As a preliminary matter, we decline to consider Zhang’s allegations that she received ineffective assistance from the attorney who represented her before the agency because she did not first present those claims before the BIA. See Yi Long Yang v. Gonzales, 478 F.3d 133, 142 (2d Cir.2007) (‘We generally require that ineffective assistance [of counsel] claims be *218presented in the first instance to the BIA, either through a motion to reopen or on direct appeal

Zhang argues that the BIA erred in rejecting her attempts to invoke the “state-created danger doctrine” as a basis for relief. Zhang’s argument raises an issue of first impression in this Circuit, but we see no reason to disagree with the BIA’s conclusion, which relies on cases holding that the state-created danger doctrine does not apply in immigration proceedings. See, e.g., Kamara v. Att’y Gen., 420 F.3d 202, 216-18 (3d Cir.2005). Accordingly, we will not disturb the BIA’s conclusion in this regard.

An alien is ineligible for asylum if “there are reasonable grounds for regarding the alien as a danger to the security of the United States.” See 8 U.S.C. § 1158(b)(2)(A)(iv); 8 C.F.R. § 208.13(c)(1). Similarly, an alien is ineligible for withholding of removal if “there are reasonable grounds to believe that the alien is a danger to the security of the United States.” See 8 U.S.C. § 1231(b)(3)(B)(iv); 8 C.F.R. § 1208.16(d)(2). Zhang challenges the agency’s application of the national security bar to her claims for relief, but Zhang’s brief to this Court challenges only one of the agency’s several findings in support of its conclusion that there were reasonable grounds for regarding her as a threat to the security of the United States. She has therefore waived any challenge to the remaining findings. See Yueqing Zhang v. Gonzales, 426 F.3d 540, 541 n. 1, 545 n. 7 (2d Cir.2005). Moreover, we are unpersuaded by her conclusory argument, unsupported by citations to any legal authority, that the agency erred by basing its application of the national security bar on her testimony and written statements that she knew the nature of her mission in the United States and assisted her cousin in pursuing that mission.

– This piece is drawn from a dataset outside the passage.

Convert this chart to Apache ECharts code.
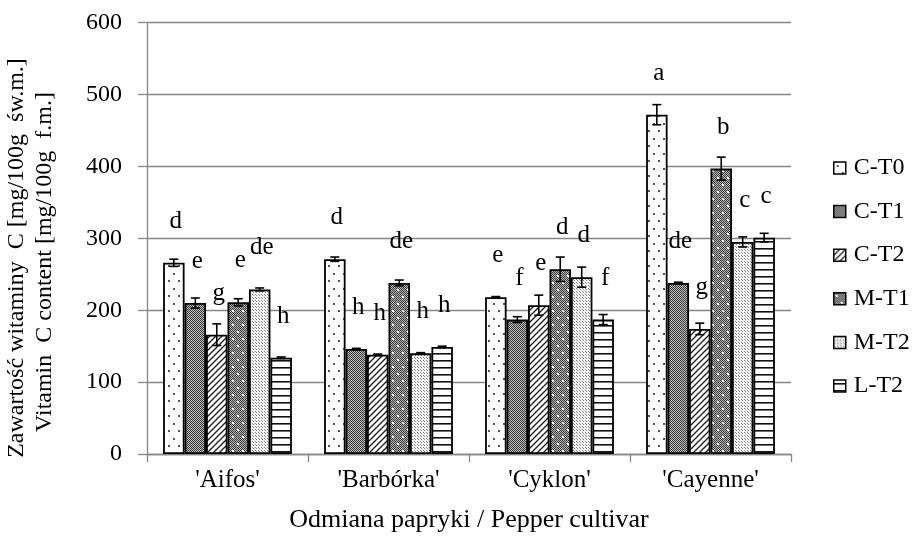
<!DOCTYPE html>
<html>
<head>
<meta charset="utf-8">
<script src="https://cdn.jsdelivr.net/npm/echarts@6/dist/echarts.min.js"></script>
<style>html,body{margin:0;padding:0;background:#fff}#c{width:914px;height:539px}</style>
</head>
<body>
<div id="c"></div>
<script>
// ---- data ----
var categories = ["'Aifos'", "'Barbórka'", "'Cyklon'", "'Cayenne'"];
var seriesNames = ['C-T0', 'C-T1', 'C-T2', 'M-T1', 'M-T2', 'L-T2'];
// values per series (across the 4 cultivars)
var valCT0 = [266, 271, 218, 472];
var valCT1 = [210, 146, 187, 238];
var valCT2 = [166, 138, 207, 174];
var valMT1 = [211, 238, 257, 397];
var valMT2 = [229, 140, 246, 295];
var valLT2 = [134, 149, 187, 301];
// error (+/-)
var errCT0 = [5, 3, 1, 14];
var errCT1 = [7, 1, 4, 1];
var errCT2 = [15, 1, 14, 8];
var errMT1 = [5, 4, 17, 16];
var errMT2 = [2, 1, 14, 7];
var errLT2 = [1, 1, 7, 6];
// significance letters
var letCT0 = ['d', 'd', 'e', 'a'];
var letCT1 = ['e', 'h', 'f', 'de'];
var letCT2 = ['g', 'h', 'e', 'g'];
var letMT1 = ['e', 'de', 'd', 'b'];
var letMT2 = ['de', 'h', 'd', 'c'];
var letLT2 = ['h', 'h', 'f', 'c'];
var yTicks = [0, 100, 200, 300, 400, 500, 600];

var values = [valCT0, valCT1, valCT2, valMT1, valMT2, valLT2];
var errors = [errCT0, errCT1, errCT2, errMT1, errMT2, errLT2];
var letters = [letCT0, letCT1, letCT2, letMT1, letMT2, letLT2];

// ---- patterns ----
function mk(w, h, draw) {
  var c = document.createElement('canvas');
  c.width = w; c.height = h;
  var g = c.getContext('2d');
  draw(g, w, h);
  return { image: c, repeat: 'repeat' };
}
function checker(g, w, h, a, b) {
  for (var y = 0; y < h; y++) for (var x = 0; x < w; x++) {
    g.fillStyle = ((x + y) % 2 === 0) ? a : b;
    g.fillRect(x, y, 1, 1);
  }
}
var patterns = [
  mk(10, 15, function (g, w, h) {
    g.fillStyle = '#fff'; g.fillRect(0, 0, w, h);
    g.fillStyle = '#555';
    g.fillRect(3, 3, 2, 2); g.fillRect(8, 10, 2, 2);
  }),
  mk(4, 4, function (g, w, h) { checker(g, w, h, '#3a3a3a', '#bdbdbd'); }),
  mk(6, 6, function (g, w, h) {
    g.fillStyle = '#fff'; g.fillRect(0, 0, w, h);
    g.strokeStyle = '#222'; g.lineWidth = 1.4;
    g.beginPath();
    g.moveTo(-1, 7); g.lineTo(7, -1);
    g.moveTo(-4, 4); g.lineTo(4, -4);
    g.moveTo(2, 10); g.lineTo(10, 2);
    g.stroke();
  }),
  mk(10, 14, function (g, w, h) {
    checker(g, w, h, '#3a3a3a', '#b8b8b8');
    g.fillStyle = '#fff';
    g.fillRect(2, 2, 2, 2); g.fillRect(7, 9, 2, 2);
  }),
  mk(3, 3, function (g, w, h) {
    g.fillStyle = '#f4f4f4'; g.fillRect(0, 0, w, h);
    g.fillStyle = '#8a8a8a'; g.fillRect(0, 0, 1, 1); g.fillRect(1, 1, 1, 1);
  }),
  mk(4, 7, function (g, w, h) {
    g.fillStyle = '#fff'; g.fillRect(0, 0, w, h);
    g.fillStyle = '#111'; g.fillRect(0, 3, w, 1.6);
  })
];

var FONT = 'Liberation Serif';
var N = seriesNames.length;
var CAT_GAP = 0.2;

var series = [];
for (var i = 0; i < N; i++) {
  (function (si) {
    series.push({
      name: seriesNames[si],
      type: 'bar',
      data: values[si],
      barGap: '0%',
      barCategoryGap: '20%',
      itemStyle: { color: patterns[si], borderColor: '#000', borderWidth: 1.8 },
      label: {
        show: true, position: 'top', distance: 29, offset: [2, 0],
        fontFamily: FONT, fontSize: 25, color: '#000',
        formatter: function (p) { return letters[si][p.dataIndex]; }
      },
      z: 2
    });
  })(i);
}
// error bars
for (var j = 0; j < N; j++) {
  (function (si) {
    var d = values[si].map(function (v, k) { return [k, v, errors[si][k]]; });
    series.push({
      name: seriesNames[si] + ' err',
      type: 'custom',
      data: d,
      encode: { x: 0, y: 1 },
      z: 5,
      silent: true,
      renderItem: function (params, api) {
        var ci = api.value(0), v = api.value(1), e = api.value(2);
        var band = api.size([1, 0])[0];
        var bw = band * (1 - CAT_GAP) / N;
        var cx = api.coord([ci, v])[0] - band * (1 - CAT_GAP) / 2 + (si + 0.5) * bw;
        var yHi = api.coord([ci, v + e])[1];
        var yLo = api.coord([ci, v - e])[1];
        var cap = 4.5;
        var st = { stroke: '#000', lineWidth: 1.6 };
        return {
          type: 'group',
          children: [
            { type: 'line', shape: { x1: cx, y1: yHi, x2: cx, y2: yLo }, style: st },
            { type: 'line', shape: { x1: cx - cap, y1: yHi, x2: cx + cap, y2: yHi }, style: st },
            { type: 'line', shape: { x1: cx - cap, y1: yLo, x2: cx + cap, y2: yLo }, style: st }
          ]
        };
      }
    });
  })(j);
}

var chart = echarts.init(document.getElementById('c'), null, { renderer: 'canvas' });
chart.setOption({
  backgroundColor: '#fff',
  animation: false,
  grid: { left: 147, right: 123, top: 22.7, bottom: 85, containLabel: false },
  legend: {
    data: seriesNames,
    icon: 'rect',
    orient: 'vertical',
    left: 833, top: 155, padding: 0,
    itemWidth: 12, itemHeight: 12, itemGap: 17.6,
    itemStyle: { borderColor: '#000', borderWidth: 1.5 },
    textStyle: { fontFamily: FONT, fontSize: 24, lineHeight: 26, color: '#000', padding: [0, 0, 0, 3] }
  },
  xAxis: {
    type: 'category',
    data: categories,
    axisLine: { lineStyle: { color: '#868686', width: 1.3 } },
    axisTick: { show: true, length: 8, lineStyle: { color: '#868686', width: 1.3 } },
    axisLabel: { fontFamily: FONT, fontSize: 25, color: '#000', margin: 14 },
    name: 'Odmiana papryki / Pepper cultivar',
    nameLocation: 'middle', nameGap: 53,
    nameTextStyle: { fontFamily: FONT, fontSize: 26, color: '#000' }
  },
  yAxis: {
    type: 'value',
    min: yTicks[0], max: yTicks[yTicks.length - 1], interval: yTicks[1] - yTicks[0],
    axisLine: { show: true, lineStyle: { color: '#868686', width: 1.3 } },
    axisTick: { show: true, length: 9, lineStyle: { color: '#868686', width: 1.3 } },
    axisLabel: { fontFamily: FONT, fontSize: 24, color: '#000', margin: 25 },
    splitLine: { lineStyle: { color: '#868686', width: 1.3 } }
  },
  graphic: [
    { type: 'text', x: 17, y: 258, rotation: Math.PI / 2,
      style: { text: 'Zawartość witaminy  C [mg/100g  św.m.]', fontFamily: FONT, fontSize: 24,
        fill: '#000', textAlign: 'center', textVerticalAlign: 'middle' } },
    { type: 'text', x: 45, y: 262, rotation: Math.PI / 2,
      style: { text: 'Vitamin  C content [mg/100g  f.m.]', fontFamily: FONT, fontSize: 24,
        fill: '#000', textAlign: 'center', textVerticalAlign: 'middle' } }
  ],
  series: series
});
</script>
</body>
</html>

For the foregoing reasons, the petition for review is DENIED. As we have completed our review, any stay of removal that the Court previously granted in this petition is VACATED, and any pending motion for a stay of removal in this petition is DISMISSED as moot. Any pending request for oral argument in this petition is DENIED in accordance with Federal Rule of Appellate Procedure 34(a)(2), and Second Circuit Local Rule 34(b).